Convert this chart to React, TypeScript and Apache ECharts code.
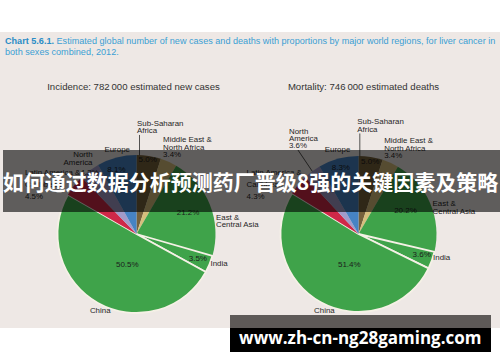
import React, { useEffect, useRef } from 'react';
import * as echarts from 'echarts';

// ---------- data ----------
const regions = [
  'Sub-Saharan\nAfrica',
  'Middle East &\nNorth Africa',
  'East &\nCentral Asia',
  'India',
  'China',
  'Latin America &\nCaribbean',
  'North\nAmerica',
  'Europe',
];
const incidenceShare = [5.0, 3.4, 21.2, 3.5, 50.5, 4.5, 4.2, 8.1];
const mortalityShare = [5.0, 3.4, 20.2, 3.6, 51.4, 4.3, 3.6, 8.3];
const incidencePctInName = [false, true, false, false, false, true, false, false];
const mortalityPctInName = [false, true, false, false, false, true, true, false];
const incidenceTitle = 'Incidence: 782\u2009000 estimated new cases';
const mortalityTitle = 'Mortality: 746\u2009000 estimated deaths';
const captionBold = 'Chart 5.6.1.';
const captionLine1 =
  ' Estimated global number of new cases and deaths with proportions by major world regions, for liver cancer in';
const captionLine2 = 'both sexes combined, 2012.';
const overlayText = '如何通过数据分析预测药厂晋级8强的关键因素及策略';
const watermarkText = 'www.zh-cn-ng28gaming.com';

// ---------- styles / layout ----------
const FONT = '"Liberation Sans", Arial, Helvetica, sans-serif';
const SLICE_COLORS = ['#76613b', '#d6bf7c', '#3fa34a', '#3fa34a', '#3fa34a', '#cf2848', '#a29bc9', '#4683c4'];
const SLICE_BORDER = [0, 0, 0, 1.8, 1.8, 0, 0, 0];

type PctSpec = [number, number, number] | null;
type NameSpec = {
  align: 'left' | 'center' | 'right';
  va: 'top' | 'middle' | 'bottom';
  dx: number;
  dy: number;
  line?: 'vertical' | 'edge';
  lh?: number;
};
type PieLayout = { cx: number; cy: number; r: number; pct: PctSpec[]; names: NameSpec[] };

const incidenceLayout: PieLayout = {
  cx: 136.5,
  cy: 234,
  r: 79,
  pct: [[0.95, -0.5, -0.5], null, [0.71, -0.5, -1], [0.84, 0, -1], [0.42, 7, 2], null, [0.98, -1, 1], [0.86, -3, 1]],
  names: [
    { align: 'left', va: 'bottom', dx: -11.8, dy: -21.5, line: 'vertical' },
    { align: 'left', va: 'bottom', dx: -5.6, dy: -3.6 },
    { align: 'left', va: 'middle', dx: 6.2, dy: 16.4 },
    { align: 'left', va: 'middle', dx: 1, dy: -1.1 },
    { align: 'center', va: 'middle', dx: 2.3, dy: 7.7 },
    { align: 'left', va: 'middle', dx: -49.1, dy: -0.6, lh: 12 },
    { align: 'right', va: 'bottom', dx: 3.1, dy: -4.6 },
    { align: 'center', va: 'middle', dx: 0.5, dy: -8.5 },
  ],
};

const mortalityLayout: PieLayout = {
  cx: 358.5,
  cy: 234,
  r: 78,
  pct: [[0.95, 0, 0.5], null, [0.67, -1, -2.8], [0.86, 0, -2], [0.42, 6.6, 2.3], null, null, [0.876, 0, 0]],
  names: [
    { align: 'left', va: 'bottom', dx: -13.4, dy: -24, line: 'vertical' },
    { align: 'left', va: 'bottom', dx: -6.2, dy: -3.4 },
    { align: 'left', va: 'middle', dx: 2.4, dy: 4.3 },
    { align: 'left', va: 'middle', dx: 1.1, dy: -2.6 },
    { align: 'center', va: 'middle', dx: 3.5, dy: 8.4 },
    { align: 'left', va: 'middle', dx: -51.6, dy: 0.4, lh: 12 },
    { align: 'left', va: 'bottom', dx: -23.2, dy: -21.7, line: 'edge' },
    { align: 'center', va: 'middle', dx: -0.8, dy: -8.7 },
  ],
};

function midAngles(values: number[]): number[] {
  const total = values.reduce((a, b) => a + b, 0);
  let cum = 0;
  return values.map((v) => {
    const m = ((cum + v / 2) / total) * Math.PI * 2;
    cum += v;
    return m;
  });
}

function buildPie(values: number[], pctInName: boolean[], L: PieLayout) {
  const mids = midAngles(values);
  const sliceSeries = {
    type: 'pie',
    center: [L.cx, L.cy],
    radius: L.r,
    startAngle: 90,
    clockwise: true,
    silent: true,
    avoidLabelOverlap: false,
    data: values.map((v, i) => ({
      value: v,
      name: regions[i],
      itemStyle: {
        color: SLICE_COLORS[i],
        borderColor: '#f5f1e6',
        borderWidth: SLICE_BORDER[i],
      },
      label: { show: L.pct[i] != null },
    })),
    label: {
      show: true,
      position: 'inside',
      formatter: (p: any) => `${Number(p.value).toFixed(1)}%`,
      fontFamily: FONT,
      fontSize: 8,
      color: '#1c1c1c',
    },
    labelLine: { show: false },
    labelLayout: (p: any) => {
      const s = L.pct[p.dataIndex];
      if (!s) return {};
      const a = mids[p.dataIndex];
      return {
        x: L.cx + L.r * s[0] * Math.sin(a) + s[1],
        y: L.cy - L.r * s[0] * Math.cos(a) + s[2],
        align: 'center',
        verticalAlign: 'middle',
      };
    },
  };
  const nameSeries = {
    type: 'pie',
    center: [L.cx, L.cy],
    radius: L.r,
    startAngle: 90,
    clockwise: true,
    silent: true,
    avoidLabelOverlap: false,
    itemStyle: { color: 'rgba(0,0,0,0)' },
    data: values.map((v, i) => ({
      value: v,
      name: regions[i],
      labelLine: { show: !!L.names[i].line },
      label: L.names[i].lh ? { lineHeight: L.names[i].lh } : {},
    })),
    label: {
      show: true,
      position: 'outside',
      formatter: (p: any) =>
        p.name + (pctInName[p.dataIndex] ? `\n${Number(p.value).toFixed(1)}%` : ''),
      fontFamily: FONT,
      fontSize: 7.9,
      lineHeight: 7.4,
      color: '#262626',
    },
    labelLine: { show: false, length: 4, length2: 4, lineStyle: { color: '#2a2a2a', width: 0.8 } },
    labelLayout: (p: any) => {
      const i = p.dataIndex;
      const s = L.names[i];
      const a = mids[i];
      const ex = L.cx + L.r * Math.sin(a);
      const ey = L.cy - L.r * Math.cos(a);
      const x = ex + s.dx;
      const y = ey + s.dy;
      const out: any = { x, y, align: s.align, verticalAlign: s.va };
      if (s.line === 'vertical') {
        const lx = x + 2.5;
        const ly = L.cy - Math.sqrt(L.r * L.r - (lx - L.cx) * (lx - L.cx)) + 2;
        out.labelLinePoints = [
          [lx, y + 0.5],
          [lx, ly],
        ];
      } else if (s.line === 'edge') {
        out.labelLinePoints = [
          [x + 9, y + 0.5],
          [L.cx + L.r * 0.98 * Math.sin(a), L.cy - L.r * 0.98 * Math.cos(a)],
        ];
      }
      return out;
    },
  };
  return [sliceSeries, nameSeries];
}

export default function App() {
  const ref = useRef<HTMLDivElement>(null);
  useEffect(() => {
    if (!ref.current) return;
    const chart = echarts.init(ref.current, undefined, { renderer: 'svg' });
    chart.setOption({
      animation: false,
      backgroundColor: '#ffffff',
      series: [
        ...buildPie(incidenceShare, incidencePctInName, incidenceLayout),
        ...buildPie(mortalityShare, mortalityPctInName, mortalityLayout),
      ],
      graphic: [
        {
          type: 'rect',
          z: -10,
          silent: true,
          shape: { x: 0, y: 32, width: 500, height: 296 },
          style: { fill: '#eee8e5' },
        },
        {
          type: 'text',
          x: 5,
          y: 41,
          silent: true,
          style: {
            text: `{b|${captionBold}}{n|${captionLine1}}`,
            verticalAlign: 'middle',
            rich: {
              b: { fontFamily: FONT, fontSize: 9.1, fontWeight: 'bold', fill: '#2a8cc6' },
              n: { fontFamily: FONT, fontSize: 9.1, fill: '#3b9fd4' },
            },
          },
        },
        {
          type: 'text',
          x: 5,
          y: 51.5,
          silent: true,
          style: {
            text: captionLine2,
            fontFamily: FONT,
            fontSize: 9.1,
            fill: '#3b9fd4',
            verticalAlign: 'middle',
          },
        },
        {
          type: 'text',
          x: 133.5,
          y: 86,
          silent: true,
          style: {
            text: incidenceTitle,
            fontFamily: FONT,
            fontSize: 9.6,
            fill: '#333333',
            align: 'center',
            verticalAlign: 'middle',
          },
        },
        {
          type: 'text',
          x: 363.5,
          y: 86,
          silent: true,
          style: {
            text: mortalityTitle,
            fontFamily: FONT,
            fontSize: 9.6,
            fill: '#333333',
            align: 'center',
            verticalAlign: 'middle',
          },
        },
        {
          type: 'rect',
          z: 100,
          silent: true,
          shape: { x: 3, y: 150, width: 497, height: 62 },
          style: { fill: 'rgba(0,0,0,0.6)' },
        },
        {
          type: 'text',
          z: 101,
          x: 250.5,
          y: 181,
          silent: true,
          style: {
            text: overlayText,
            fontFamily: '"Noto Sans CJK SC", sans-serif',
            fontSize: 21,
            fontWeight: 'bold',
            fill: '#ffffff',
            align: 'center',
            verticalAlign: 'middle',
          },
        },
        {
          type: 'rect',
          z: 100,
          silent: true,
          shape: { x: 230, y: 315, width: 261, height: 13 },
          style: { fill: '#5e5a58' },
        },
        {
          type: 'rect',
          z: 100,
          silent: true,
          shape: { x: 230, y: 328, width: 261, height: 24 },
          style: { fill: '#000000' },
        },
        {
          type: 'text',
          z: 101,
          x: 360.3,
          y: 337,
          silent: true,
          style: {
            text: watermarkText,
            fontFamily: '"Open Sans", sans-serif',
            fontSize: 17,
            fontWeight: 'bold',
            fill: '#ffffff',
            align: 'center',
            verticalAlign: 'middle',
          },
        },
      ],
    });
    return () => chart.dispose();
  }, []);
  return <div ref={ref} style={{ position: 'absolute', left: 0, top: 0, width: 500, height: 362 }} />;
}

..............................

How many of these lines contain "React"? Write only the number.

== SOLVED PROBLEM ==
2